There are very famous cases of both blackjack and roulette where additional information allows probability distributions to vary a lot from the assumption:
https://www.newscientist.com/article/dn ... to-set-up/
Packard should know. In the late 1970s, he and a group of other physics graduate students set out to create computers that could compute the sector of the wheel a roulette ball would land in. They hid these computers under their clothes or in their shoes, clicking buttons with their toes.

“In the best circumstances, we could predict the quadrant correctly,” says Packard. “We definitely got to the point where we were winning money, but we didn’t continue long enough to make large amounts.”


https://en.wikipedia.org/wiki/MIT_Blackjack_Team
The MIT Blackjack Team was a group of students and ex-students from Massachusetts Institute of Technology, Harvard Business School, Harvard University, and other leading colleges who used card counting techniques and more sophisticated strategies to beat casinos at blackjack worldwide. The team and its successors operated successfully from 1979 through the beginning of the 21st century.

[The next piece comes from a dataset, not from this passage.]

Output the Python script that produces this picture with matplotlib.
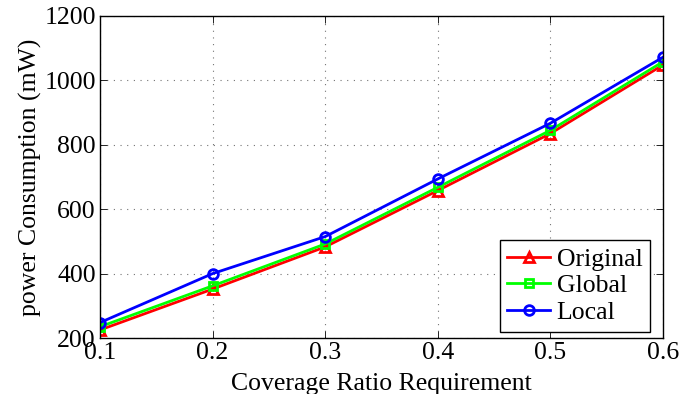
import numpy as np
import matplotlib.pyplot as plt

plt.rcParams['font.family'] = ['Liberation Serif', 'DejaVu Serif']

coverage = [0.1, 0.2, 0.3, 0.4, 0.5, 0.6]
original = [225, 352, 483, 658, 835, 1048]
global_ = [235, 362, 492, 668, 845, 1058]
local = [248, 400, 515, 694, 867, 1072]

fig = plt.figure(figsize=(6.91, 3.94), dpi=100)
ax = fig.add_axes([0.1447, 0.1421, 0.8148, 0.8173])

ax.plot(coverage, original, color='#ff0000', lw=2, marker='^', ms=7,
        mfc='none', mew=2, label='Original')
ax.plot(coverage, global_, color='#00ff00', lw=2, marker='s', ms=6,
        mfc='none', mew=2, label='Global')
ax.plot(coverage, local, color='#0000ff', lw=2, marker='o', ms=7,
        mfc='none', mew=2, label='Local')

ax.set_xlim(0.1, 0.6)
ax.set_ylim(200, 1200)
ax.set_xticks(coverage)
ax.set_xticklabels(['0.1', '0.2', '0.3', '0.4', '0.5', '0.6'])
ax.set_yticks([200, 400, 600, 800, 1000, 1200])
ax.grid(True, linestyle=(0, (1, 5)), color='0.45', lw=0.8)
ax.tick_params(direction='in', top=True, right=True, labelsize=18.5,
               length=5, width=0.6, pad=3)
for s in ax.spines.values():
    s.set_linewidth(1.0)

ax.set_xlabel('Coverage Ratio Requirement', fontsize=18.5, labelpad=6)
ax.set_ylabel('power Consumption (mW)', fontsize=18.5, labelpad=2)

leg = ax.legend(loc='lower right', bbox_to_anchor=(0.977, 0.019),
                fontsize=18.5, fancybox=False,
                edgecolor='black', framealpha=1, borderpad=0.3,
                labelspacing=0.15, handlelength=1.67, handletextpad=0.25,
                borderaxespad=0)
leg.get_frame().set_linewidth(1.0)

fig.savefig('out.png', dpi=100)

Many other blackjack teams have been formed around the world with the goal of beating the casinos.


In the world of computing there's a lot to be said about the roles of PRNG and the ways it can be detected, for example:
http://www-users.math.umn.edu/~garrett/ ... /pRNGs.pdf
Or an analysis I once read about a game I played:
http://www.schwanenlied.me/yawning/XCOM/XCOMPRNG.html
Given the nature of the algorithm, running any in-depth battery of tests against it is sort of a futile gesture. By the nature of the algorithm it uses, any stringent test suite will expose the fact that the LCGs just aren't that great.

That serves as an interesting introduction to the idea of Linear congruential generators and how strings of results can differ from random strings, via things like serial correlations even while individual results might fit a uniform distribution in their specified range.